Work to complete: Copy down every line where the string "that" shows up.

— BEGIN Input material —

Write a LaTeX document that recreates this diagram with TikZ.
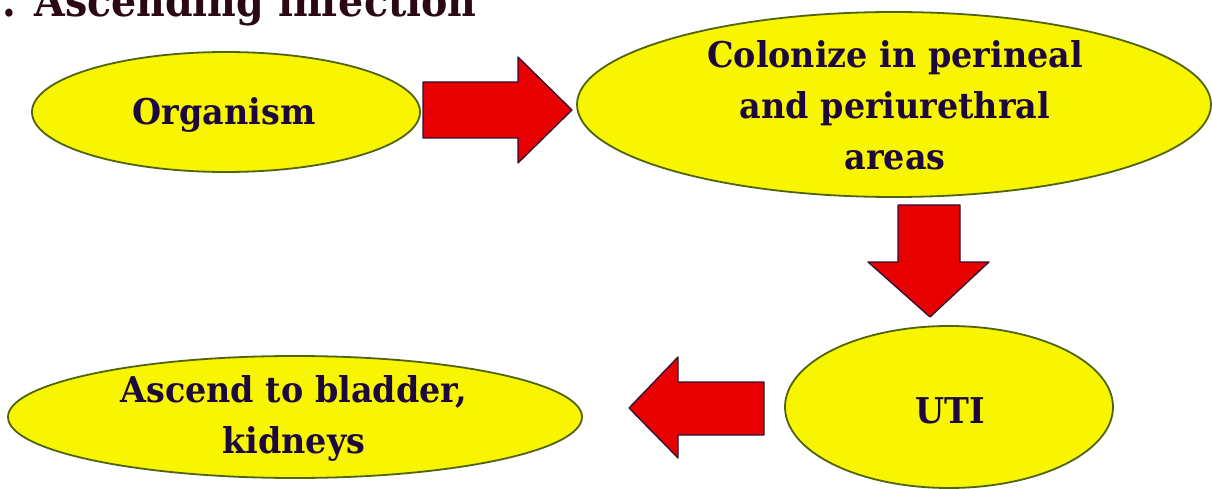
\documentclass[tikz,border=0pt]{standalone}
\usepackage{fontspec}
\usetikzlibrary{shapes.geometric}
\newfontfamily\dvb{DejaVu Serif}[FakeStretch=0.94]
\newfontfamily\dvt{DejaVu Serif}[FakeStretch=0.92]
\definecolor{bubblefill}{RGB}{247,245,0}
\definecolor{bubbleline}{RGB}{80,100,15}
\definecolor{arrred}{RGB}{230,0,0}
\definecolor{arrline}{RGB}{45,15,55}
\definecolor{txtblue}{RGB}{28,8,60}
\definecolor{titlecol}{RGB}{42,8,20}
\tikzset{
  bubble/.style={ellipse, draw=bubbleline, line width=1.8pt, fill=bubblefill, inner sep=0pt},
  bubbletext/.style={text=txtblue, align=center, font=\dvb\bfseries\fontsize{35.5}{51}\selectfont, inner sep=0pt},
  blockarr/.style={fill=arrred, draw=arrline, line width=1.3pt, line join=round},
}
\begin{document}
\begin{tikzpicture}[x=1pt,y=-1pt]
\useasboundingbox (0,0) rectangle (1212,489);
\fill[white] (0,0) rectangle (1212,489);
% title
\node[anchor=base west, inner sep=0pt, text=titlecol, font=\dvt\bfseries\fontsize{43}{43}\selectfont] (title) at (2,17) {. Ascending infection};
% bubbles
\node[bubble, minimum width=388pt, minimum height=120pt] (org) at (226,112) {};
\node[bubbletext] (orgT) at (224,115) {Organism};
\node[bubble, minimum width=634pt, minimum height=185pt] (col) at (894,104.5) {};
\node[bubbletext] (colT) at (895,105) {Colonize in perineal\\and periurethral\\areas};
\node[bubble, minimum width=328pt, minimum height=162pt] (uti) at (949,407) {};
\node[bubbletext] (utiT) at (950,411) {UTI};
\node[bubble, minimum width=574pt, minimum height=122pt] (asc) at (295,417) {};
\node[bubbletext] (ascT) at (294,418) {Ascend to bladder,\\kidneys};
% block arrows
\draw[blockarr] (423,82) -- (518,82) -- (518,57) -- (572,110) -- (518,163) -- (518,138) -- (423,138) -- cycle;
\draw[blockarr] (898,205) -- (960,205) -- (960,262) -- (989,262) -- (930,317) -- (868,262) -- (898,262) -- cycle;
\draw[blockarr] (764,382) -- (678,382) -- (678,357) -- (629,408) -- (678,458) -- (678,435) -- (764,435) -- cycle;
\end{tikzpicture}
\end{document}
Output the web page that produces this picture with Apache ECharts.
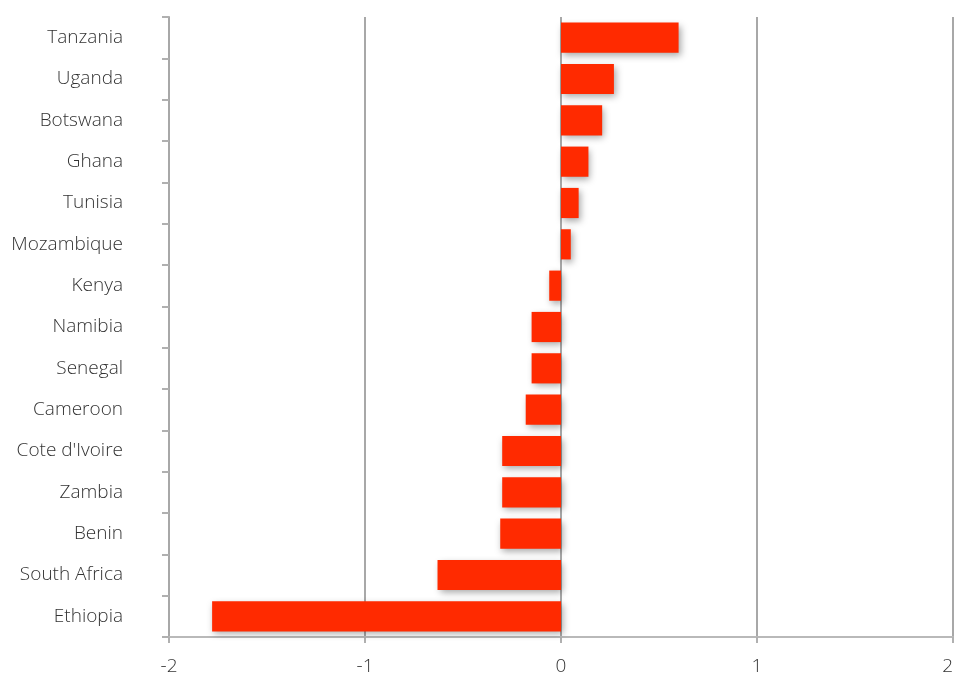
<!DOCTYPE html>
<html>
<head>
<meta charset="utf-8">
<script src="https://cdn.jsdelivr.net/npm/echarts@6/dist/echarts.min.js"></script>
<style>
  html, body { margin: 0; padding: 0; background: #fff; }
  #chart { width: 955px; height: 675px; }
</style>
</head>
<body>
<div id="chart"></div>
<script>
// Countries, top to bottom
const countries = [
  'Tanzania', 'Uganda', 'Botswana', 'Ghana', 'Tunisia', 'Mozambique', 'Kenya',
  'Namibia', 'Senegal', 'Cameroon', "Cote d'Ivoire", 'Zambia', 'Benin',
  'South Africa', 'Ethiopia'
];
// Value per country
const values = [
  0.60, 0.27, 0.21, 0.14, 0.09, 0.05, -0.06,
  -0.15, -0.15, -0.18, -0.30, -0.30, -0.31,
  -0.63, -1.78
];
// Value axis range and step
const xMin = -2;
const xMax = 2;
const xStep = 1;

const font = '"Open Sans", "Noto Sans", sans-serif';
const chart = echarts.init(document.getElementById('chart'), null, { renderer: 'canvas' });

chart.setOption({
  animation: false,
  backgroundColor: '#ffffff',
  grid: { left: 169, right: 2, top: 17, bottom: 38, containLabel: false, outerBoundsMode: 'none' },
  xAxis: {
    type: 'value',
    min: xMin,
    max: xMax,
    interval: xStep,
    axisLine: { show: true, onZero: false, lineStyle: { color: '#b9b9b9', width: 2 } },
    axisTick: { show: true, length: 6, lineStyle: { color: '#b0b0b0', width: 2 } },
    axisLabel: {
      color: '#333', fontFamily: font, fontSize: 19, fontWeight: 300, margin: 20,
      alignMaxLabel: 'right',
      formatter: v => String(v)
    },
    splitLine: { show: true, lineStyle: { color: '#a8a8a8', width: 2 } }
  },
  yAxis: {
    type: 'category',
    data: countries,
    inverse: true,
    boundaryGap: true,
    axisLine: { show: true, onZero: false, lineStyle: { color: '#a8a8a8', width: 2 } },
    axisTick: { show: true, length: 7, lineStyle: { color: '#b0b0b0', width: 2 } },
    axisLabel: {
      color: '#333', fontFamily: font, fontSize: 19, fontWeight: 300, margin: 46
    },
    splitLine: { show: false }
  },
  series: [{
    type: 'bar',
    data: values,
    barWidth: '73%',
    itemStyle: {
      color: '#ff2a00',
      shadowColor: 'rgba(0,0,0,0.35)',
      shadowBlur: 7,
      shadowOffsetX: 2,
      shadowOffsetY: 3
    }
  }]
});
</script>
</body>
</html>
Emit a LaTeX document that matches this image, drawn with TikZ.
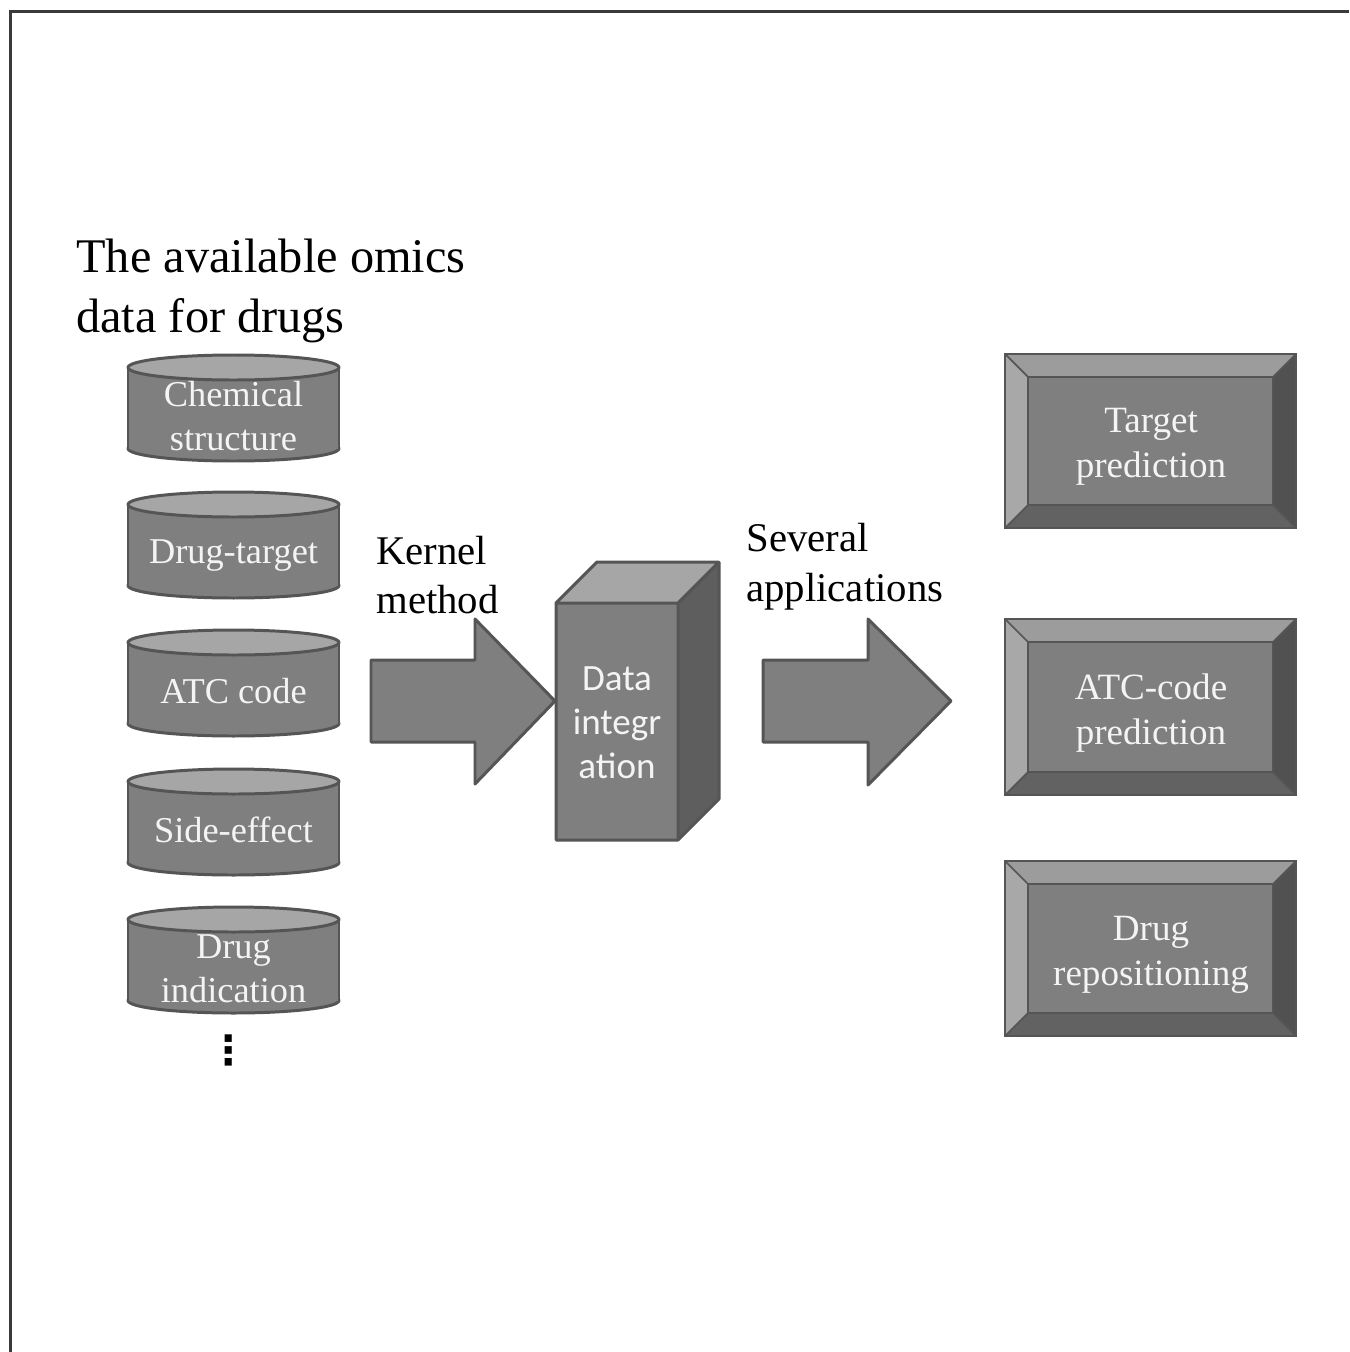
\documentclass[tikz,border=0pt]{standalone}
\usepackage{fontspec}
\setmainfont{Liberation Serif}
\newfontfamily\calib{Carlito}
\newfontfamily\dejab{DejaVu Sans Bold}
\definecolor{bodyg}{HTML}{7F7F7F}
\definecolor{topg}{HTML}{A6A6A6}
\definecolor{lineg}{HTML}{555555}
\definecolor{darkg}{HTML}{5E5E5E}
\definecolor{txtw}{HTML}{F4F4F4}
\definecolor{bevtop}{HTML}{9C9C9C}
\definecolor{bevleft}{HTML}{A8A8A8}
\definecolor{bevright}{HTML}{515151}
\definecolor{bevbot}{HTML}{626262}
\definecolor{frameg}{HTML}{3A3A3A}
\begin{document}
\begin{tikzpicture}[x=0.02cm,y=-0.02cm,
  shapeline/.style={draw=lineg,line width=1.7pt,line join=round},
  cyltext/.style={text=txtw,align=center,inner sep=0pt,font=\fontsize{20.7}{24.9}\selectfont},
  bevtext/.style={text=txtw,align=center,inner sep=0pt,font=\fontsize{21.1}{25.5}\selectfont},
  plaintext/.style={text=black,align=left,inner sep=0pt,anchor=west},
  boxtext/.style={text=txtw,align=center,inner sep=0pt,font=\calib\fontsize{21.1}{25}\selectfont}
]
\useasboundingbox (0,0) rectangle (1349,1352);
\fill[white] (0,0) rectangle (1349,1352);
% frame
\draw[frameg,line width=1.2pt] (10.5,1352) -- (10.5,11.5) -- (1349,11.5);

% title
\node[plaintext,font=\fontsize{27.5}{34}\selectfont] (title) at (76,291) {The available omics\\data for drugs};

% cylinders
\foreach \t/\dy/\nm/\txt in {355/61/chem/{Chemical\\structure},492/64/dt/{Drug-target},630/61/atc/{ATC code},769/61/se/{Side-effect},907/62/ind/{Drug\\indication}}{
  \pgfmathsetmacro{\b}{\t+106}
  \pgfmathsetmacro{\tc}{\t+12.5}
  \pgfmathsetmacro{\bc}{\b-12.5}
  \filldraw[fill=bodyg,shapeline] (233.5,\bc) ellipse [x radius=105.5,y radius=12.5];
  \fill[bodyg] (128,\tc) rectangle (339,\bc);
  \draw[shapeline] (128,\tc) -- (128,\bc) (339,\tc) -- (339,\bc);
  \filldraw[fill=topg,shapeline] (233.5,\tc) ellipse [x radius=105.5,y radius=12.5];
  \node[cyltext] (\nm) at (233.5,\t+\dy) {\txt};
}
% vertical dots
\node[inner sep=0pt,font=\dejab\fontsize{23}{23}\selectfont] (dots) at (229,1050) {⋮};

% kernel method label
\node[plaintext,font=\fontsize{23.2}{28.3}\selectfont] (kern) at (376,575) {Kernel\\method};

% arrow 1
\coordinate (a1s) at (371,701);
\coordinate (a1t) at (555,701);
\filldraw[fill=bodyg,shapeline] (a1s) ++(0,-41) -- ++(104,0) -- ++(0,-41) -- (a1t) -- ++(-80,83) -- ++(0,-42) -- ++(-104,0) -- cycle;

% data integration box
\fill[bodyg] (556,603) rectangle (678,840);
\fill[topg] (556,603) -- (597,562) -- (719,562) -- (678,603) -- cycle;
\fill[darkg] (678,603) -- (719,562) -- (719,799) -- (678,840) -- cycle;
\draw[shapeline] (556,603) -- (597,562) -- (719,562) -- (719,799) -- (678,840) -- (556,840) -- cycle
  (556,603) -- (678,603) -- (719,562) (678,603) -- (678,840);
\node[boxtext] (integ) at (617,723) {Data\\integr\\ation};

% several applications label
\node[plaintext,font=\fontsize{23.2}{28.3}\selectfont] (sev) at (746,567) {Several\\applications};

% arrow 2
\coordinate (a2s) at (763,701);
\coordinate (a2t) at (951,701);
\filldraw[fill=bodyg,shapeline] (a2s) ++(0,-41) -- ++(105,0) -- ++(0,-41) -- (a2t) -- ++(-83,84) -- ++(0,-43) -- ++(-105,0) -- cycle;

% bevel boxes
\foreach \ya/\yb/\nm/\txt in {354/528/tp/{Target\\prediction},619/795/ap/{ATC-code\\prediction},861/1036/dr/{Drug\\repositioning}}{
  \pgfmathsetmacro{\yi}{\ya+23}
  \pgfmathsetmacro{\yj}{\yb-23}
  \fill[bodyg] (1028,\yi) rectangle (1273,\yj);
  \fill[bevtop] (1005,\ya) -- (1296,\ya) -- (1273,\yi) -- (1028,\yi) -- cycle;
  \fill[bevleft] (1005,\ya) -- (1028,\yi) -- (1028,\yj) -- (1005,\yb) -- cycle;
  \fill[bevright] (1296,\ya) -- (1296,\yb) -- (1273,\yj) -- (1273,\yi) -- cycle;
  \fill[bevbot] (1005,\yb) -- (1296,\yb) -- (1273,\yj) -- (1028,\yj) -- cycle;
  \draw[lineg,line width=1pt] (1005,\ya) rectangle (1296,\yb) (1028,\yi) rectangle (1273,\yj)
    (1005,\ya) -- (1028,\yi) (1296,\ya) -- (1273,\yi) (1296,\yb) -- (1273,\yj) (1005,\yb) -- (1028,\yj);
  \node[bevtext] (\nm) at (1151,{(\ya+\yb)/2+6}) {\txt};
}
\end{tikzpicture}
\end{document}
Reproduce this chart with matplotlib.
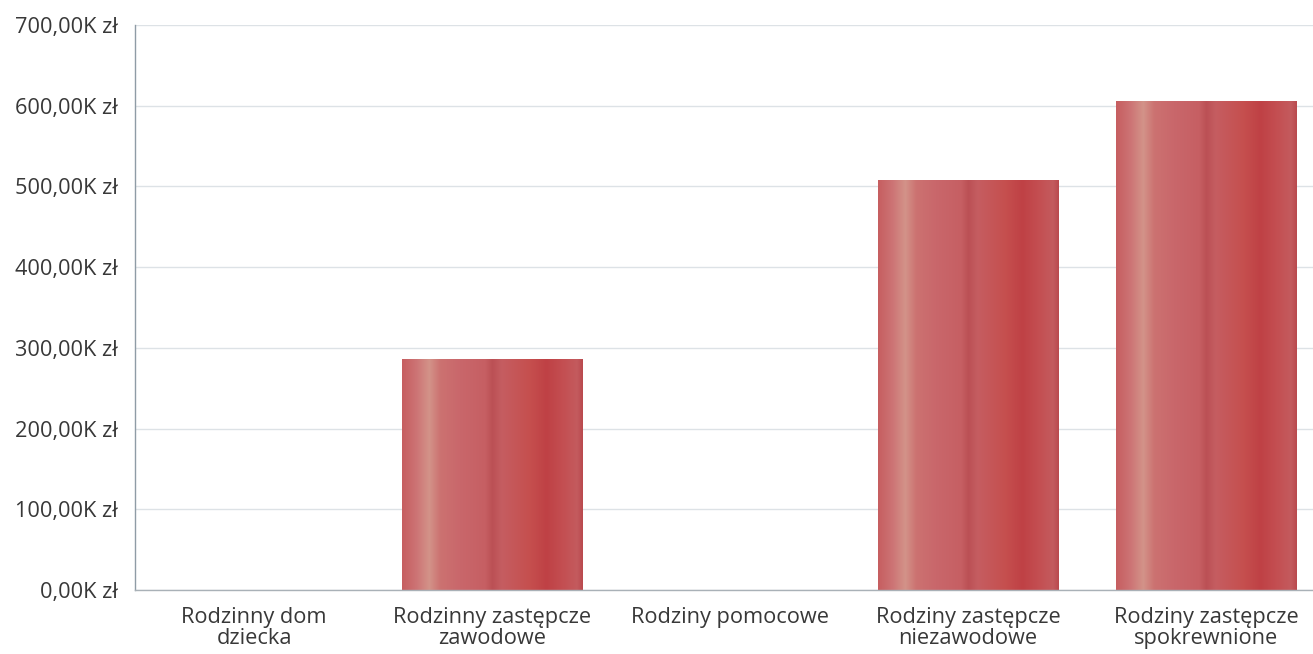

— END Input material —

Written reply:
Write a LaTeX document that recreates this diagram with TikZ.
Output the web page that produces this picture with Apache ECharts.
Emit a LaTeX document that matches this image, drawn with TikZ.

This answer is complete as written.